Thursday, February 11, 2010

My Favorite Reads: The Urban Hermit

My Favorite Reads is a meme hosted by At Home With Books, where each week I am featuring one of my favorite reads from the past. In February I am featuring books related to the current economy.

The Urban Hermit: A Memoir by Sam Macdonald

Summary (from the publisher):
Faced with the truth that his debts and his waistline had both ballooned out of control, Sam MacDonald devised a plan to change his life.

When Sam graduated from Yale in 1995, he watched a classmate make inroads as a head-office guy in professional baseball, another become a day-trading millionaire, and another develop connections at the Playboy Mansion. Struggling to make ends meet, he shrugged his shoulders at their success and raised a tall one to them. It wasn't until April 2000 that Sam got his wake-up call. He weighed 340 lbs. He was flat broke. And the IRS had caught up with him.

In a desperate attempt to save himself, Sam decided to limit himself to a budget of $8 a week and 800 calories a day. He called it "The Urban Hermit Plan." He thought he would do it for a month. Instead, he embarked on a bizarre year-long journey. He lost 160 pounds in the process, befriended rent-dodging trailer-park denizens, flew to Bosnia on assignment, traveled to a peace festival in a hippie van, had a run-in with Cooter from the Dukes of Hazzard, and met the woman who would later become his wife.
The Urban Hermit is a wildly hilarious story about backwoods living, as told by a man who should have known better.

Why I chose this book:
Okay, Sam MacDonald is probably a little bit crazy. But I get where he was (fat, broke, desperate) and while I've not exactly been there myself, I've been able to see there. I'm not sure I could've done what he did to get out of debt and to lose weight, but it was inspiring. Sticking to my budget is a lot easier when I'm thinking, I could just be living on tuna fish and lentils. Thankfully it's nonfiction, or else the part where Sam's life starts to fall into place just as he finally starts to take responsibility and work towards some resolutions, would be cheesy. But as that wasn't contrived, it's also inspiring. But in a sarcastic, funny way. On my worst day, I'm still not working in a fish warehouse. But I do pray every day for my transmission not to go out, as a lot of us are just one dead transmission away from our budgets going to hell. It's fun, funny, debt and life advice from a regular dude who drinks and is lazy and has crazy cats occasionally. It's nice to not be preached at. Great for the post-college crowd.


Laurel-Rain Snow said...

Wow! Sounds good. Somedays I think I should do something drastic (about the budget, at least!).

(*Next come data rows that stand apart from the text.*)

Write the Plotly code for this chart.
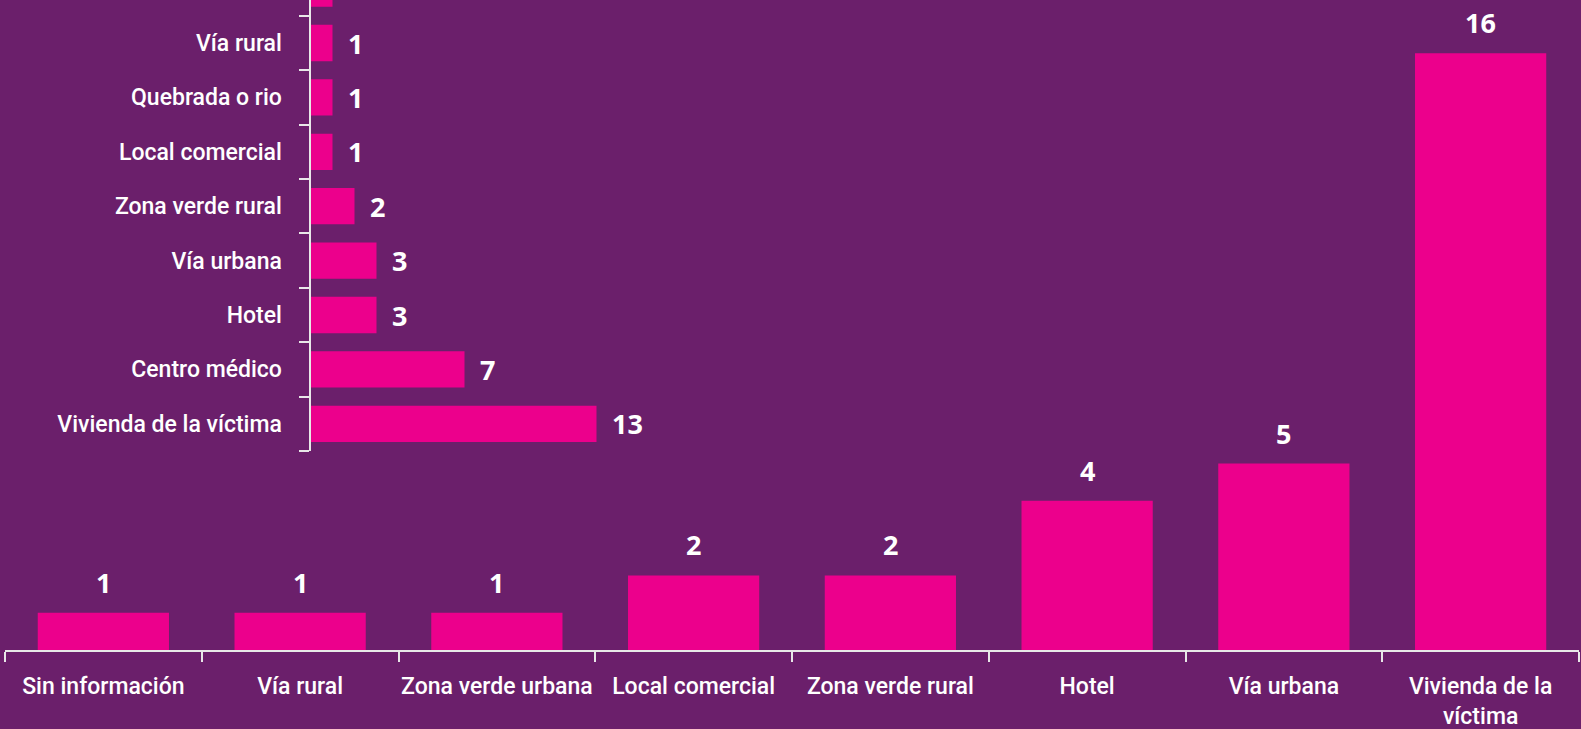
import plotly.graph_objects as go

# Bottom (vertical) chart data
bottom_categories = ["Sin información", "Vía rural", "Zona verde urbana", "Local comercial",
                     "Zona verde rural", "Hotel", "Vía urbana", "Vivienda de la<br>víctima"]
bottom_values = [1, 1, 1, 2, 2, 4, 5, 16]

# Inset (horizontal) chart data, bottom to top
inset_categories = ["Vivienda de la víctima", "Centro médico", "Hotel", "Vía urbana",
                    "Zona verde rural", "Local comercial", "Quebrada o rio", "Vía rural",
                    "Sin información"]
inset_values = [13, 7, 3, 3, 2, 1, 1, 1, 1]

BG = "#6B1F6B"
PINK = "#EC008C"
AXIS = "#E8E8E8"
LABEL_FONT = "Roboto, Noto Sans, sans-serif"
VALUE_FONT = "Open Sans"

W, H = 1581, 729

fig = go.Figure()
fig.add_trace(go.Bar(x=bottom_categories, y=bottom_values, marker_color=PINK,
                     marker_line_width=0,
                     xaxis="x", yaxis="y", hoverinfo="skip", showlegend=False))
fig.add_trace(go.Bar(y=inset_categories, x=inset_values, orientation="h", marker_color=PINK,
                     marker_line_width=0,
                     xaxis="x2", yaxis="y2", hoverinfo="skip", showlegend=False))

annotations = []
for c, v in zip(bottom_categories, bottom_values):
    annotations.append(dict(x=c, y=v, xref="x", yref="y", text=f"<b>{v}</b>",
                            showarrow=False, yanchor="bottom", yshift=10,
                            font=dict(family=VALUE_FONT, size=27, color="white")))
for c, v in zip(inset_categories, inset_values):
    annotations.append(dict(x=v, y=c, xref="x2", yref="y2", text=f"<b>{v}</b>",
                            showarrow=False, xanchor="left", xshift=13,
                            font=dict(family=VALUE_FONT, size=27, color="white")))

bottom_px = 650
unit_px = 37.3
inset_left = 310.5
inset_unit = 22.0
inset_bottom = 451

label_font = dict(family=LABEL_FONT, size=23, color="white", weight=500)

fig.update_layout(
    width=W, height=H,
    paper_bgcolor=BG, plot_bgcolor="rgba(0,0,0,0)",
    margin=dict(l=0, r=0, t=0, b=0),
    bargap=0.333,
    annotations=annotations,
    xaxis=dict(domain=[5 / W, 1579 / W], anchor="y", type="category",
               showline=True, linecolor=AXIS, linewidth=2,
               ticks="outside", tickson="boundaries", ticklen=10, tickwidth=2, tickcolor=AXIS,
               showgrid=False, zeroline=False, automargin=False, tickangle=0,
               tickfont=label_font, ticklabelstandoff=14),
    yaxis=dict(domain=[(H - bottom_px) / H, 1], anchor="x",
               range=[0, bottom_px / unit_px], visible=False, showgrid=False, zeroline=False),
    xaxis2=dict(domain=[inset_left / W, (inset_left + inset_unit * 16) / W], anchor="y2",
                range=[0, 16], visible=False, showgrid=False, zeroline=False),
    yaxis2=dict(domain=[(H - inset_bottom) / H, 1], anchor="x2", type="category",
                range=[-0.5, -0.5 + inset_bottom / 54.4],
                showline=True, linecolor=AXIS, linewidth=2,
                ticks="outside", tickson="boundaries", ticklen=10, tickwidth=2, tickcolor=AXIS,
                showgrid=False, zeroline=False, automargin=False,
                tickfont=label_font, ticklabelstandoff=22),
)

fig.write_html("out.html", config={"displayModeBar": False},
               post_script="document.body.style.margin='0';document.body.style.background='" + BG + "';")
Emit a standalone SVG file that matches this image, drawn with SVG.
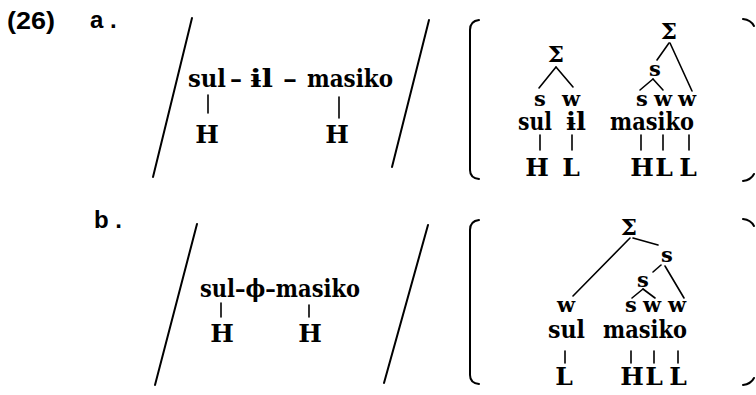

My favorite this week is here:


Alyce said...

I love memoirs, and this looks just like something that I would enjoy. I'll be adding this one to my wish list!

A Bookish Way of Life said...

Sounds like such a fun read and the fact that its a memoir makes it rather surprising to me, because the description itself sounds rather farcical in nature. Definitely a book that I will be on the look out for. Thanks!

Carin Siegfried said...

I promise, he really did just eat lentil soup and tune fish for a year! It sounds fairly crazy but he's a bit of an obsessive so he was just as obsessive about getting in shape physically and fiscally, as he was about getting out of it. I was tempted to try lentil soup after reading the book, but in the end he scared me off and I never did try it. It's a great book to rmeind you how nice your own life is!